Skip the pictures and repeat each line of the data exactly.

* start Data for this exercise *

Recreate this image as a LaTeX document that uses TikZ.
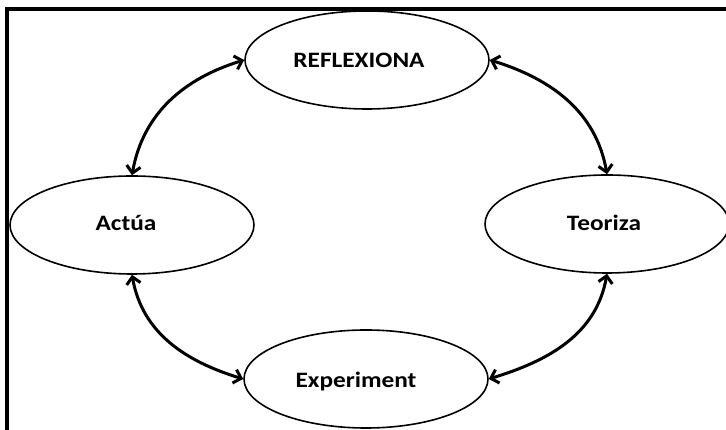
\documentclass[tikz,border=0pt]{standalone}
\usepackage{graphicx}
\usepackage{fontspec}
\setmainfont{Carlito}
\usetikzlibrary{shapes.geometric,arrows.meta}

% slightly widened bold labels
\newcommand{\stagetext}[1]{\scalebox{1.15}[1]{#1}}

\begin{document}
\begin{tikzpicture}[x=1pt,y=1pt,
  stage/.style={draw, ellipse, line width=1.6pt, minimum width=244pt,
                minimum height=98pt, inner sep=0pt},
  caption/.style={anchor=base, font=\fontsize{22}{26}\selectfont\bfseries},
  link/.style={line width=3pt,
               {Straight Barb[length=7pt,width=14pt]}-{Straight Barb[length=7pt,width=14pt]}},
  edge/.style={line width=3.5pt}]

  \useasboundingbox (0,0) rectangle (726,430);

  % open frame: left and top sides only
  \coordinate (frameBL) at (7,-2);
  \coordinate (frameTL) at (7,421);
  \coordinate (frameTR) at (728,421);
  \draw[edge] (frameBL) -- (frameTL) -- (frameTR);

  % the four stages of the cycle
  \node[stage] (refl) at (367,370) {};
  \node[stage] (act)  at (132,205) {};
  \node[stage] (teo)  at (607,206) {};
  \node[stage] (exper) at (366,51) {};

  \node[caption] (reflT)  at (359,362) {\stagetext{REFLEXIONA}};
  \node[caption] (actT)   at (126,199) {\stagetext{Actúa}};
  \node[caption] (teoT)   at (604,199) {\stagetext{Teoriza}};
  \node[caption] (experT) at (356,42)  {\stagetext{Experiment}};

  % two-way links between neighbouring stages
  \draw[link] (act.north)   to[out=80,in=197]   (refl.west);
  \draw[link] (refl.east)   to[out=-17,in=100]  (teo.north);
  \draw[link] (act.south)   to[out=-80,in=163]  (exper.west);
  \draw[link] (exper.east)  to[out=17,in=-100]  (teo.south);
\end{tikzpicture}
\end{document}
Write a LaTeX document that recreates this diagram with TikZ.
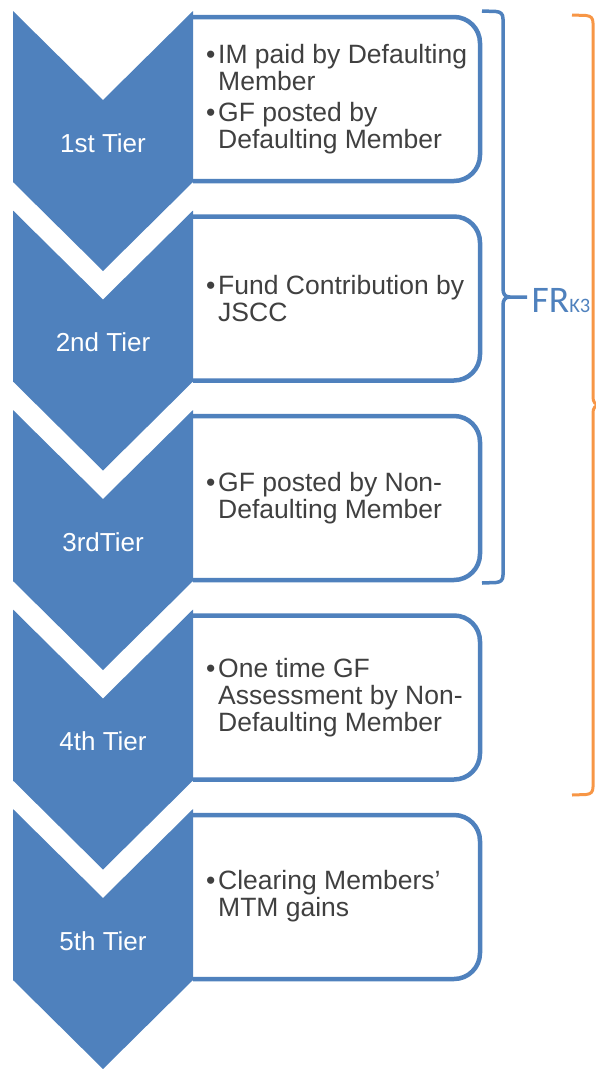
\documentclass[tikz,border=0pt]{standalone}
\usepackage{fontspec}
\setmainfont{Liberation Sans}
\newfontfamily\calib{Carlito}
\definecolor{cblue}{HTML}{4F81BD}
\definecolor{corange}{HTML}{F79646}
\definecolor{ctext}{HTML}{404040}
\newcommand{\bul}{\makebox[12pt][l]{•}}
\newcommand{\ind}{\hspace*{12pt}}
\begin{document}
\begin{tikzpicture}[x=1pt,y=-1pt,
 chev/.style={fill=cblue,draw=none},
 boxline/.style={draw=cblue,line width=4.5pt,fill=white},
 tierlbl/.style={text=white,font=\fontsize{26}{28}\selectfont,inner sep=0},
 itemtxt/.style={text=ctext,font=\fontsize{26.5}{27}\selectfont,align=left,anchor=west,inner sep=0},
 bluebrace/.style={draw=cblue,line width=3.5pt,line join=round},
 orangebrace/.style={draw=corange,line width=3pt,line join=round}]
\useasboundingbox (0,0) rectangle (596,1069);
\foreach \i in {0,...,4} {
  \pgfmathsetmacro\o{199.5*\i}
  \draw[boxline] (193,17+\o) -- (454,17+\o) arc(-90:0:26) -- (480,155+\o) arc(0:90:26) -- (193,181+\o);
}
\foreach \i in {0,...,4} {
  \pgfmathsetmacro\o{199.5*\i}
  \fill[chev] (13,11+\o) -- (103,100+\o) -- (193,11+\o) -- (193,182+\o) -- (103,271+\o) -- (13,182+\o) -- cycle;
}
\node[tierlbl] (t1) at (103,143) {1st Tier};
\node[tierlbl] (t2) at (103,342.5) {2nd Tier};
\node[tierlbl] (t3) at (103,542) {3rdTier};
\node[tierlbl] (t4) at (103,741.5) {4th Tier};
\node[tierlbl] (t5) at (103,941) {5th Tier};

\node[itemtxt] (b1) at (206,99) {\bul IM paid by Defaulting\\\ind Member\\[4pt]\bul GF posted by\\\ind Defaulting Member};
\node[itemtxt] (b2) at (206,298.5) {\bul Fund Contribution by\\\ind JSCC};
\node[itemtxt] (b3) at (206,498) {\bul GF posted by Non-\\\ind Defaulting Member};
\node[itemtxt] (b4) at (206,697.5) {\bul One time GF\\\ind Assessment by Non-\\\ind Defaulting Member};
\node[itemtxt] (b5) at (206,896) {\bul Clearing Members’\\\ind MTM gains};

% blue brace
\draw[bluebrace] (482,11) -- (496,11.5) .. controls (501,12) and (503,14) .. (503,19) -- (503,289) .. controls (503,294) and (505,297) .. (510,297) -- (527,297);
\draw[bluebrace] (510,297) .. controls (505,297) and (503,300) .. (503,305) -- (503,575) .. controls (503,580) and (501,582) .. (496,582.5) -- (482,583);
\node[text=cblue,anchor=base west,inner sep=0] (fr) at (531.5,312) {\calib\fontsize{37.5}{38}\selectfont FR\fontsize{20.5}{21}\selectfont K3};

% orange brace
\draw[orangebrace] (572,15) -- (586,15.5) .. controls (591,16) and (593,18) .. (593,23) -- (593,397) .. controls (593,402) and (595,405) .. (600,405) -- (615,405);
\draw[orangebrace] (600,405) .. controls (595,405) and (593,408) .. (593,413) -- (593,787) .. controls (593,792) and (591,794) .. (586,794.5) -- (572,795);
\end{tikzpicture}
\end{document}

* end Data for this exercise *

**Full output**
Recreate this image as a LaTeX document that uses TikZ.
\documentclass[tikz,border=0pt]{standalone}
\usepackage{graphicx}
\usepackage{fontspec}
\setmainfont{Carlito}
\usetikzlibrary{shapes.geometric,arrows.meta}

% slightly widened bold labels
\newcommand{\stagetext}[1]{\scalebox{1.15}[1]{#1}}

\begin{document}
\begin{tikzpicture}[x=1pt,y=1pt,
  stage/.style={draw, ellipse, line width=1.6pt, minimum width=244pt,
                minimum height=98pt, inner sep=0pt},
  caption/.style={anchor=base, font=\fontsize{22}{26}\selectfont\bfseries},
  link/.style={line width=3pt,
               {Straight Barb[length=7pt,width=14pt]}-{Straight Barb[length=7pt,width=14pt]}},
  edge/.style={line width=3.5pt}]

  \useasboundingbox (0,0) rectangle (726,430);

  % open frame: left and top sides only
  \coordinate (frameBL) at (7,-2);
  \coordinate (frameTL) at (7,421);
  \coordinate (frameTR) at (728,421);
  \draw[edge] (frameBL) -- (frameTL) -- (frameTR);

  % the four stages of the cycle
  \node[stage] (refl) at (367,370) {};
  \node[stage] (act)  at (132,205) {};
  \node[stage] (teo)  at (607,206) {};
  \node[stage] (exper) at (366,51) {};

  \node[caption] (reflT)  at (359,362) {\stagetext{REFLEXIONA}};
  \node[caption] (actT)   at (126,199) {\stagetext{Actúa}};
  \node[caption] (teoT)   at (604,199) {\stagetext{Teoriza}};
  \node[caption] (experT) at (356,42)  {\stagetext{Experiment}};

  % two-way links between neighbouring stages
  \draw[link] (act.north)   to[out=80,in=197]   (refl.west);
  \draw[link] (refl.east)   to[out=-17,in=100]  (teo.north);
  \draw[link] (act.south)   to[out=-80,in=163]  (exper.west);
  \draw[link] (exper.east)  to[out=17,in=-100]  (teo.south);
\end{tikzpicture}
\end{document}
Write a LaTeX document that recreates this diagram with TikZ.
\documentclass[tikz,border=0pt]{standalone}
\usepackage{fontspec}
\setmainfont{Liberation Sans}
\newfontfamily\calib{Carlito}
\definecolor{cblue}{HTML}{4F81BD}
\definecolor{corange}{HTML}{F79646}
\definecolor{ctext}{HTML}{404040}
\newcommand{\bul}{\makebox[12pt][l]{•}}
\newcommand{\ind}{\hspace*{12pt}}
\begin{document}
\begin{tikzpicture}[x=1pt,y=-1pt,
 chev/.style={fill=cblue,draw=none},
 boxline/.style={draw=cblue,line width=4.5pt,fill=white},
 tierlbl/.style={text=white,font=\fontsize{26}{28}\selectfont,inner sep=0},
 itemtxt/.style={text=ctext,font=\fontsize{26.5}{27}\selectfont,align=left,anchor=west,inner sep=0},
 bluebrace/.style={draw=cblue,line width=3.5pt,line join=round},
 orangebrace/.style={draw=corange,line width=3pt,line join=round}]
\useasboundingbox (0,0) rectangle (596,1069);
\foreach \i in {0,...,4} {
  \pgfmathsetmacro\o{199.5*\i}
  \draw[boxline] (193,17+\o) -- (454,17+\o) arc(-90:0:26) -- (480,155+\o) arc(0:90:26) -- (193,181+\o);
}
\foreach \i in {0,...,4} {
  \pgfmathsetmacro\o{199.5*\i}
  \fill[chev] (13,11+\o) -- (103,100+\o) -- (193,11+\o) -- (193,182+\o) -- (103,271+\o) -- (13,182+\o) -- cycle;
}
\node[tierlbl] (t1) at (103,143) {1st Tier};
\node[tierlbl] (t2) at (103,342.5) {2nd Tier};
\node[tierlbl] (t3) at (103,542) {3rdTier};
\node[tierlbl] (t4) at (103,741.5) {4th Tier};
\node[tierlbl] (t5) at (103,941) {5th Tier};

\node[itemtxt] (b1) at (206,99) {\bul IM paid by Defaulting\\\ind Member\\[4pt]\bul GF posted by\\\ind Defaulting Member};
\node[itemtxt] (b2) at (206,298.5) {\bul Fund Contribution by\\\ind JSCC};
\node[itemtxt] (b3) at (206,498) {\bul GF posted by Non-\\\ind Defaulting Member};
\node[itemtxt] (b4) at (206,697.5) {\bul One time GF\\\ind Assessment by Non-\\\ind Defaulting Member};
\node[itemtxt] (b5) at (206,896) {\bul Clearing Members’\\\ind MTM gains};

% blue brace
\draw[bluebrace] (482,11) -- (496,11.5) .. controls (501,12) and (503,14) .. (503,19) -- (503,289) .. controls (503,294) and (505,297) .. (510,297) -- (527,297);
\draw[bluebrace] (510,297) .. controls (505,297) and (503,300) .. (503,305) -- (503,575) .. controls (503,580) and (501,582) .. (496,582.5) -- (482,583);
\node[text=cblue,anchor=base west,inner sep=0] (fr) at (531.5,312) {\calib\fontsize{37.5}{38}\selectfont FR\fontsize{20.5}{21}\selectfont K3};

% orange brace
\draw[orangebrace] (572,15) -- (586,15.5) .. controls (591,16) and (593,18) .. (593,23) -- (593,397) .. controls (593,402) and (595,405) .. (600,405) -- (615,405);
\draw[orangebrace] (600,405) .. controls (595,405) and (593,408) .. (593,413) -- (593,787) .. controls (593,792) and (591,794) .. (586,794.5) -- (572,795);
\end{tikzpicture}
\end{document}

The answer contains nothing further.